- DESCRIPTION OF THE TASK
Retype the lines beneath this one, from the first through the line containing "SERIF = ['Liberation Serif', 'DejaVu Serif']". Pictures are left out.

- DATA EXCERPT
-.-.-

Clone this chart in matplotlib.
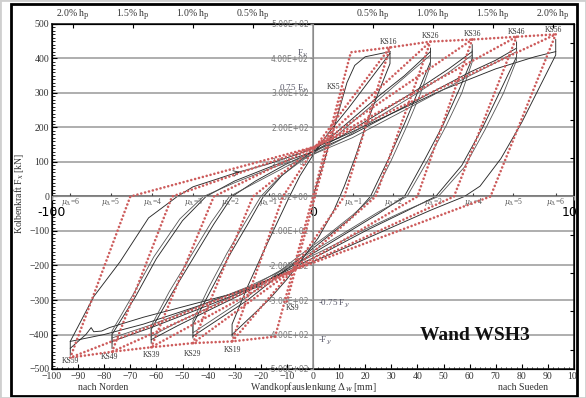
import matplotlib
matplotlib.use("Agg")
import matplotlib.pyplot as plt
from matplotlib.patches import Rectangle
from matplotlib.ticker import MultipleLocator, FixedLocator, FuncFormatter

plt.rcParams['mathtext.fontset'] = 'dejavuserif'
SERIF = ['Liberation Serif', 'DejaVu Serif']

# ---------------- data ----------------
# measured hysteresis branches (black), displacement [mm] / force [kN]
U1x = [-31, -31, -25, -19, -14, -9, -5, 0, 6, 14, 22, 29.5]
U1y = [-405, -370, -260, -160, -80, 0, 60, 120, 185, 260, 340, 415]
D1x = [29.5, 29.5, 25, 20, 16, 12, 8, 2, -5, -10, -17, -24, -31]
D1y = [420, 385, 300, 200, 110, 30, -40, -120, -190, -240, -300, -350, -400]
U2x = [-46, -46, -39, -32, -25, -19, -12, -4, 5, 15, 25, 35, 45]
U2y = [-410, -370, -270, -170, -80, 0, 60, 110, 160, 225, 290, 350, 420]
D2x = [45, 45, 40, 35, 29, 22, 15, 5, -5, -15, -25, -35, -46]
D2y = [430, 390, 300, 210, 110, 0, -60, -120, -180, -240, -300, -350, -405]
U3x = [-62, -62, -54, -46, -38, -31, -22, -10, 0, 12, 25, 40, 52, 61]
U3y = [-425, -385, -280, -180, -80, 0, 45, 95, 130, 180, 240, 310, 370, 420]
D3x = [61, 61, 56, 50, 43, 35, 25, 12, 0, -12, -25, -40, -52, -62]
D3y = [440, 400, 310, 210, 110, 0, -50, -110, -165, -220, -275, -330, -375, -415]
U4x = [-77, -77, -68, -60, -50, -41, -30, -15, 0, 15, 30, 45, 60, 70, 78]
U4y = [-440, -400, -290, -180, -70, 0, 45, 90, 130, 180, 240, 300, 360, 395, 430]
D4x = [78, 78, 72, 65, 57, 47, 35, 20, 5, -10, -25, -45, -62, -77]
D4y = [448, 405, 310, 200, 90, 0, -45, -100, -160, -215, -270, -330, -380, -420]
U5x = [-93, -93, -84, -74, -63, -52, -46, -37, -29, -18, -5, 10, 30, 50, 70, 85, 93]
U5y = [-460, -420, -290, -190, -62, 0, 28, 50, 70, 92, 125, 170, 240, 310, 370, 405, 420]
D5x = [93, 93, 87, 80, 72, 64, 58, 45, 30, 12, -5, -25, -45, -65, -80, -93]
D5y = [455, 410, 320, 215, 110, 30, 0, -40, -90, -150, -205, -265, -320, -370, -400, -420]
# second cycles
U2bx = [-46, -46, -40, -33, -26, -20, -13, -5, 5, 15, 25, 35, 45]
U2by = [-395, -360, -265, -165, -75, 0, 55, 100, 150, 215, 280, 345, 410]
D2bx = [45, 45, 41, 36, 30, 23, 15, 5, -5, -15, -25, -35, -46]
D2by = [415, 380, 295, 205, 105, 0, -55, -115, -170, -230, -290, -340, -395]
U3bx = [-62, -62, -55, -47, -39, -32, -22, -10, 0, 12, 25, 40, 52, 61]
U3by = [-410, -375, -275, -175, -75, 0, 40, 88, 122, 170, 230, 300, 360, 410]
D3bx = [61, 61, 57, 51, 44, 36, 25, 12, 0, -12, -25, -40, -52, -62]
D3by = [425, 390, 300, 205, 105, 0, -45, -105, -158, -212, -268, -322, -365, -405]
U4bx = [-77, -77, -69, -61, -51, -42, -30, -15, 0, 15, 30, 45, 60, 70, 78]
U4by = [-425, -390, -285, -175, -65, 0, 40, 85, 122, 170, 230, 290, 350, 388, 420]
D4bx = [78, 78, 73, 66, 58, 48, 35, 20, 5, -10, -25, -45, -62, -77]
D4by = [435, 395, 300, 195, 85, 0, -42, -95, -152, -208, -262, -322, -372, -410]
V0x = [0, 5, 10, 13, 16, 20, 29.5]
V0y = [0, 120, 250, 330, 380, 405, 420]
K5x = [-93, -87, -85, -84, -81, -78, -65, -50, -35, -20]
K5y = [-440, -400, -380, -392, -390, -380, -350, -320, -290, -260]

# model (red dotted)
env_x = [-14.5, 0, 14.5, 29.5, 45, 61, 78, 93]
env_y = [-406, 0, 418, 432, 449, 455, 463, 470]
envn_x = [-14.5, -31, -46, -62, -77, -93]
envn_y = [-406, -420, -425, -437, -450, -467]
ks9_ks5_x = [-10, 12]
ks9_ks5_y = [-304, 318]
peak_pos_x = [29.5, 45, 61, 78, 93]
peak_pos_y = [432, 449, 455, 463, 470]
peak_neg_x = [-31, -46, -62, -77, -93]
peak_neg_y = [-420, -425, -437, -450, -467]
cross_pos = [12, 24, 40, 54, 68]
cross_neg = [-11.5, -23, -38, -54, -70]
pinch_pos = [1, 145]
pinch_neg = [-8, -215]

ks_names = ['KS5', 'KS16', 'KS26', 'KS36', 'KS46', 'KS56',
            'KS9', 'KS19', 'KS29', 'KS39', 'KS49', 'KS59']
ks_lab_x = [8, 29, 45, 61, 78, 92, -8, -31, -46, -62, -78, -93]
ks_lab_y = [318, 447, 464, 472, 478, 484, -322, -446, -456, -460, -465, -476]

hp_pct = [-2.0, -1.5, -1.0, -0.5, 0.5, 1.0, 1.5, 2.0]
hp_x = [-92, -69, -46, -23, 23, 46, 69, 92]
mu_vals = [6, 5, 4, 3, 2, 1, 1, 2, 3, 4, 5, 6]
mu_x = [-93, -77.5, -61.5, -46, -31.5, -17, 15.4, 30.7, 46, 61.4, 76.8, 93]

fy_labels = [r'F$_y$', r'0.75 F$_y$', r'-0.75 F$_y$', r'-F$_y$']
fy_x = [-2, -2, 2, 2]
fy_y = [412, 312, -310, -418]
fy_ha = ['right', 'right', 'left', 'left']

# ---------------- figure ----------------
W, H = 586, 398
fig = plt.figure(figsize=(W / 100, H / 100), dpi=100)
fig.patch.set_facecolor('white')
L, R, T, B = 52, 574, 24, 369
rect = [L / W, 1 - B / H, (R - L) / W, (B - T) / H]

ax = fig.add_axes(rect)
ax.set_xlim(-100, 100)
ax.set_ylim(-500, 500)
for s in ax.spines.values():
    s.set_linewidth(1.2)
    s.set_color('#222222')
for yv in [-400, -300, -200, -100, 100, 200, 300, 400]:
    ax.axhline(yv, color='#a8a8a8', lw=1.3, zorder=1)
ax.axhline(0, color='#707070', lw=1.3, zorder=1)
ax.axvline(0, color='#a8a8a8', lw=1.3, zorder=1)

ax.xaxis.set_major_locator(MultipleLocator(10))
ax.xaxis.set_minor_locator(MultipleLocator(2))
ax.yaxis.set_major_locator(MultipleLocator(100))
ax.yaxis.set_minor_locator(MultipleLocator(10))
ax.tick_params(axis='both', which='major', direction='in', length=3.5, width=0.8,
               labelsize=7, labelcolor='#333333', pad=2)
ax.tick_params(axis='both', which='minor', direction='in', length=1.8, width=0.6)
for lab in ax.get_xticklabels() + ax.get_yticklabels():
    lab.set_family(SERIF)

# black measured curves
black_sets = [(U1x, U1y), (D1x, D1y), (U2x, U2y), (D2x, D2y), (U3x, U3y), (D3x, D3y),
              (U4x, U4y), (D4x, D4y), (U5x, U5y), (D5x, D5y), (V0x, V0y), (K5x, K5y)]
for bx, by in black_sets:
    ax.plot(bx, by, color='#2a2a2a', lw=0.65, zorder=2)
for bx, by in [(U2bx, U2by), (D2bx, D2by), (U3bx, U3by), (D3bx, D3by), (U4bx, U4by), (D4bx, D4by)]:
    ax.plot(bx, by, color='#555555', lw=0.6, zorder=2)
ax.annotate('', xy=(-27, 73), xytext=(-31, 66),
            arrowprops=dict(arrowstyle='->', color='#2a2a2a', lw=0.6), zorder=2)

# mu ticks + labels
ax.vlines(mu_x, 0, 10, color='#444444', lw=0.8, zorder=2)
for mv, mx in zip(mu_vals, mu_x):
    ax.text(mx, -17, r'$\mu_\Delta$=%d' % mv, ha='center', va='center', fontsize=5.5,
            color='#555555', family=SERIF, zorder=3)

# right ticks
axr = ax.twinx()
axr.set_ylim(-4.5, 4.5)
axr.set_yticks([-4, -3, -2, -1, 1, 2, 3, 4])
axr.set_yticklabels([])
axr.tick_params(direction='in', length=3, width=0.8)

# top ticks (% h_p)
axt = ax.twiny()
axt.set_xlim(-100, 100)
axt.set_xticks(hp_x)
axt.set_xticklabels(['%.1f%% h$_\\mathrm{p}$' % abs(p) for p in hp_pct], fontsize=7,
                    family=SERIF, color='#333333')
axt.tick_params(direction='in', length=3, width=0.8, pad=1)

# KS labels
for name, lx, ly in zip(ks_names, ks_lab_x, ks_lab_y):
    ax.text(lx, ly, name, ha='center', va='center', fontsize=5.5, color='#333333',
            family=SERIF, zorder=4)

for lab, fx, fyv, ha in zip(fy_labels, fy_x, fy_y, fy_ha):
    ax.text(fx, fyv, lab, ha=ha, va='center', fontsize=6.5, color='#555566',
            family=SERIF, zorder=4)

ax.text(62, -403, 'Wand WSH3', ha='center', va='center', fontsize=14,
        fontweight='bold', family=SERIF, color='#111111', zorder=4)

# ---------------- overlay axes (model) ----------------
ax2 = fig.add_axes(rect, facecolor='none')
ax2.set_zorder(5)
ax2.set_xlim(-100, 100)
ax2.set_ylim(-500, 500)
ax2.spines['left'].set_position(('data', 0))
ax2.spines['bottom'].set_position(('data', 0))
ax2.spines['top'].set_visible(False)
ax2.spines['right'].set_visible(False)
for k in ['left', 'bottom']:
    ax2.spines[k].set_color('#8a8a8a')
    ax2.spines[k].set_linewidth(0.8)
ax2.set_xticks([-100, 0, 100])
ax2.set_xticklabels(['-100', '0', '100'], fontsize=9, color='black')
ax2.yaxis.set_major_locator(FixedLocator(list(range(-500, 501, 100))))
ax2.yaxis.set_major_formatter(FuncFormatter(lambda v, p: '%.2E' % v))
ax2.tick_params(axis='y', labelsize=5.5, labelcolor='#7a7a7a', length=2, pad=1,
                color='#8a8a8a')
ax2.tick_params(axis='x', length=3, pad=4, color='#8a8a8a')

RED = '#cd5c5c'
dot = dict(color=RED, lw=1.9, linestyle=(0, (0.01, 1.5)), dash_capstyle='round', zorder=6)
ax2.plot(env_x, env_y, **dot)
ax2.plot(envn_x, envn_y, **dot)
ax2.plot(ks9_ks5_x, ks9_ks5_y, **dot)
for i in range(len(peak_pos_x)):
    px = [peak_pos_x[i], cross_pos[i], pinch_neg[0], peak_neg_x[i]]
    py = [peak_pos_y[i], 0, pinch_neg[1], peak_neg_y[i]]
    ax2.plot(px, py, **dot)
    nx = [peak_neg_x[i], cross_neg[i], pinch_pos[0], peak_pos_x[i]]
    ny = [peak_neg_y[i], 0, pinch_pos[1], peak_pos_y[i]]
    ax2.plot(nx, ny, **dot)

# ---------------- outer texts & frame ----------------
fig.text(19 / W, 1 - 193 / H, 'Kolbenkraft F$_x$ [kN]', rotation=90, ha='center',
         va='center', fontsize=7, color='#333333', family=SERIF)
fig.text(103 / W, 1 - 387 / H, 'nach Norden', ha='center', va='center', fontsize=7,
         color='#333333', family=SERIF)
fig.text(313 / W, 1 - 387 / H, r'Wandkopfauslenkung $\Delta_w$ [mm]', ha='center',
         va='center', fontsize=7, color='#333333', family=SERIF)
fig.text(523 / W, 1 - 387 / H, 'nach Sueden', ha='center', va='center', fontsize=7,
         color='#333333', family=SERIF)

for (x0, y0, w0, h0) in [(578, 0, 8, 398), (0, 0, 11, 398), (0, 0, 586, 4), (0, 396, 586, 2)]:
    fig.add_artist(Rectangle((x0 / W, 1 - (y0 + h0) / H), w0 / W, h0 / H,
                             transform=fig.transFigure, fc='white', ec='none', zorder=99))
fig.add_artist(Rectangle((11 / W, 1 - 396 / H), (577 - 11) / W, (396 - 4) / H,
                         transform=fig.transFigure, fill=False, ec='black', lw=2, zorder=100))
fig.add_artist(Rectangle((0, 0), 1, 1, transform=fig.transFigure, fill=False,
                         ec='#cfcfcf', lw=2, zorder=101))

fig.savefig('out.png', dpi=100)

-.-.-

- SOLUTION TO THIS TASK
Clone this chart in matplotlib.
import matplotlib
matplotlib.use("Agg")
import matplotlib.pyplot as plt
from matplotlib.patches import Rectangle
from matplotlib.ticker import MultipleLocator, FixedLocator, FuncFormatter

plt.rcParams['mathtext.fontset'] = 'dejavuserif'
SERIF = ['Liberation Serif', 'DejaVu Serif']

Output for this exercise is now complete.